Rail connections are growing, especially from the Luchao logistics area near Yangshan. For cargo heading to central China, this is becoming a viable, stable alternative to trucking.
The Financial and Trade Impact: More Than Just a Port
For investors and financial analysts, Shanghai port terminals are a leading indicator. You can't look at China's trade data without understanding this port's pulse.
The volume mix between Yangshan (international transshipment) and Waigaogiao (domestic/regional feed) tells a story. A surge in Yangshan volume might indicate strong global demand and China's role as a global consolidator. A relative increase in Waigaogiao volume could signal stronger intra-Asian trade or domestic consumption.
Port congestion data, like average vessel waiting times (available from sources like Bloomberg or logistics intelligence firms), directly impacts global freight rates and company earnings.

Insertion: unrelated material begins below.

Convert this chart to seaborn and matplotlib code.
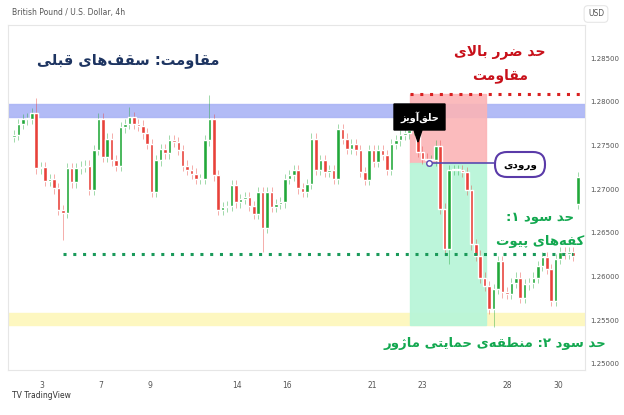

When Shanghai snarls, the ripple effect hits shelves in Europe and North America months later. Companies like Shanghai International Port Group (SIPG), the listed operator, are directly tied to these dynamics. Their investment in automation at Yangshan isn't just about efficiency; it's a long-term bet on maintaining margins as labor costs rise.
I've seen traders use satellite imagery of container yard density at these terminals as a crude but effective proxy for export strength before official data is released.